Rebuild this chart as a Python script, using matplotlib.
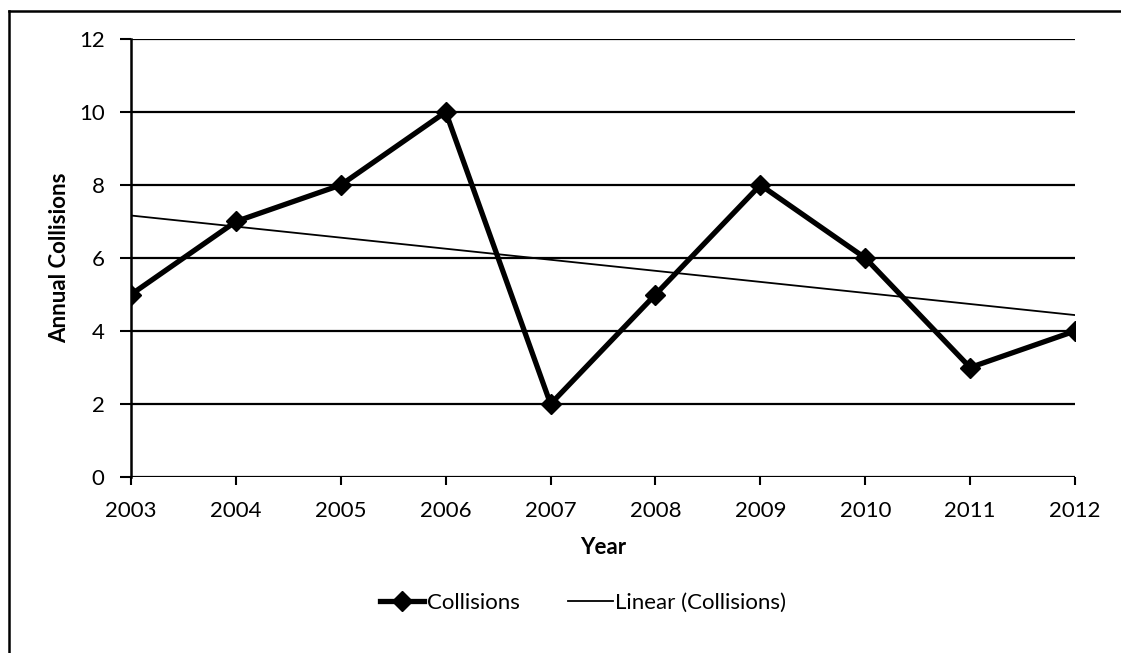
import numpy as np
import matplotlib
matplotlib.use("Agg")
import matplotlib.pyplot as plt
from matplotlib.lines import Line2D

plt.rcParams["font.family"] = ["Lato", "DejaVu Sans"]

years = [2003, 2004, 2005, 2006, 2007, 2008, 2009, 2010, 2011, 2012]
collisions = [5, 7, 8, 10, 2, 5, 8, 6, 3, 4]
y_ticks = [0, 2, 4, 6, 8, 10, 12]

# least-squares trend, like Excel's "Linear (Collisions)"
slope, icpt = np.polyfit(years, collisions, 1)
trend = [slope * x + icpt for x in years]

fig = plt.figure(figsize=(11.21, 6.53), dpi=100)
ax = fig.add_axes([0.1169, 0.2695, 0.9590 - 0.1169, 0.9403 - 0.2695])

ax.plot(years, collisions, color="black", lw=3.8, marker="D", ms=10, label="Collisions", zorder=3)
ax.plot(years, trend, color="black", lw=1.3, label="Linear (Collisions)", zorder=2)

ax.set_xlim(years[0], years[-1]); ax.set_ylim(0, 12)
ax.set_xticks(years); ax.set_yticks(y_ticks)
ax.grid(axis="y", color="black", lw=1.6)
ax.set_axisbelow(True)
for s in ["top", "right", "bottom"]:
    ax.spines[s].set_visible(False)
ax.spines["left"].set_linewidth(1.8)
ax.tick_params(axis="y", length=8, width=1.5, labelsize=16, pad=11)
ax.tick_params(axis="x", length=6, width=1.5, labelsize=16, pad=11)
ax.set_xlabel("Year", fontsize=16, weight="bold", labelpad=12)
ax.set_ylabel("Annual Collisions", fontsize=16, weight="bold", labelpad=6)

fig.legend(handles=ax.get_lines(), loc="center", bbox_to_anchor=(0.52, 0.077), ncol=2,
           frameon=False, fontsize=16, handlelength=2.0, handletextpad=0.1, columnspacing=2.2)

# outer frame (left + top edges visible in the scan)
fig.add_artist(Line2D([0.008, 0.008], [0, 0.983], color="black", lw=1.8, transform=fig.transFigure))
fig.add_artist(Line2D([0.008, 1.0], [0.983, 0.983], color="black", lw=1.8, transform=fig.transFigure))

fig.savefig("out.png", dpi=100)
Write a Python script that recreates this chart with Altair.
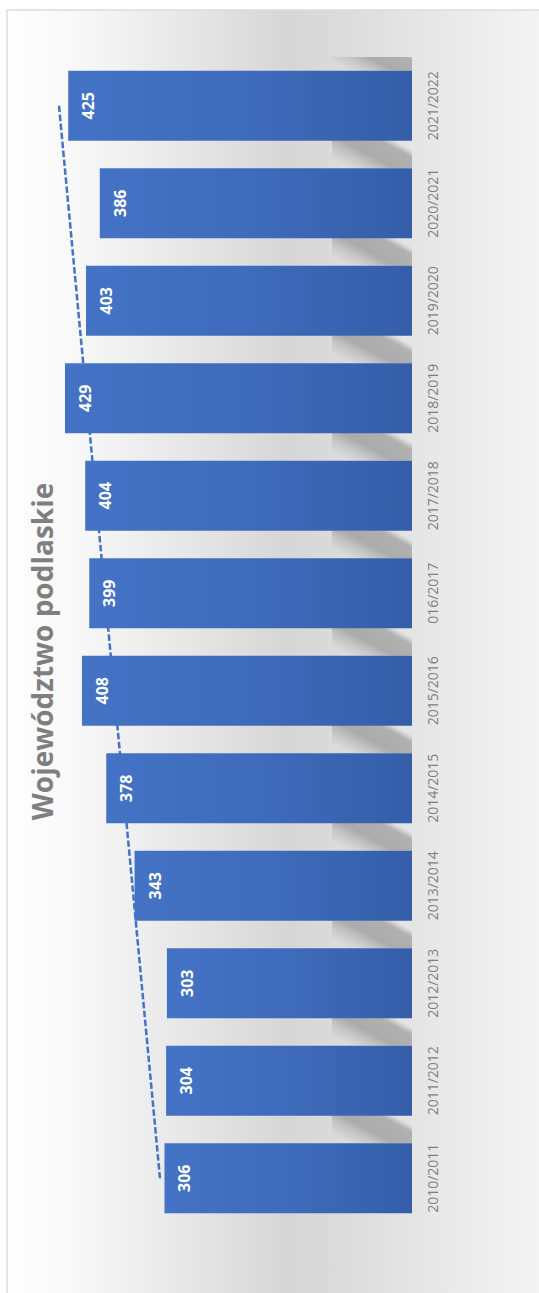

> PROBLEM
Pictures appear in the records above. Output everything except them, exactly.

> THE SOLUTION
Rebuild this chart as a Python script, using matplotlib.
import numpy as np
import matplotlib
matplotlib.use("Agg")
import matplotlib.pyplot as plt
from matplotlib.lines import Line2D

plt.rcParams["font.family"] = ["Lato", "DejaVu Sans"]

years = [2003, 2004, 2005, 2006, 2007, 2008, 2009, 2010, 2011, 2012]
collisions = [5, 7, 8, 10, 2, 5, 8, 6, 3, 4]
y_ticks = [0, 2, 4, 6, 8, 10, 12]

# least-squares trend, like Excel's "Linear (Collisions)"
slope, icpt = np.polyfit(years, collisions, 1)
trend = [slope * x + icpt for x in years]

fig = plt.figure(figsize=(11.21, 6.53), dpi=100)
ax = fig.add_axes([0.1169, 0.2695, 0.9590 - 0.1169, 0.9403 - 0.2695])

ax.plot(years, collisions, color="black", lw=3.8, marker="D", ms=10, label="Collisions", zorder=3)
ax.plot(years, trend, color="black", lw=1.3, label="Linear (Collisions)", zorder=2)

ax.set_xlim(years[0], years[-1]); ax.set_ylim(0, 12)
ax.set_xticks(years); ax.set_yticks(y_ticks)
ax.grid(axis="y", color="black", lw=1.6)
ax.set_axisbelow(True)
for s in ["top", "right", "bottom"]:
    ax.spines[s].set_visible(False)
ax.spines["left"].set_linewidth(1.8)
ax.tick_params(axis="y", length=8, width=1.5, labelsize=16, pad=11)
ax.tick_params(axis="x", length=6, width=1.5, labelsize=16, pad=11)
ax.set_xlabel("Year", fontsize=16, weight="bold", labelpad=12)
ax.set_ylabel("Annual Collisions", fontsize=16, weight="bold", labelpad=6)

fig.legend(handles=ax.get_lines(), loc="center", bbox_to_anchor=(0.52, 0.077), ncol=2,
           frameon=False, fontsize=16, handlelength=2.0, handletextpad=0.1, columnspacing=2.2)

# outer frame (left + top edges visible in the scan)
fig.add_artist(Line2D([0.008, 0.008], [0, 0.983], color="black", lw=1.8, transform=fig.transFigure))
fig.add_artist(Line2D([0.008, 1.0], [0.983, 0.983], color="black", lw=1.8, transform=fig.transFigure))

fig.savefig("out.png", dpi=100)
Write a Python script that recreates this chart with Altair.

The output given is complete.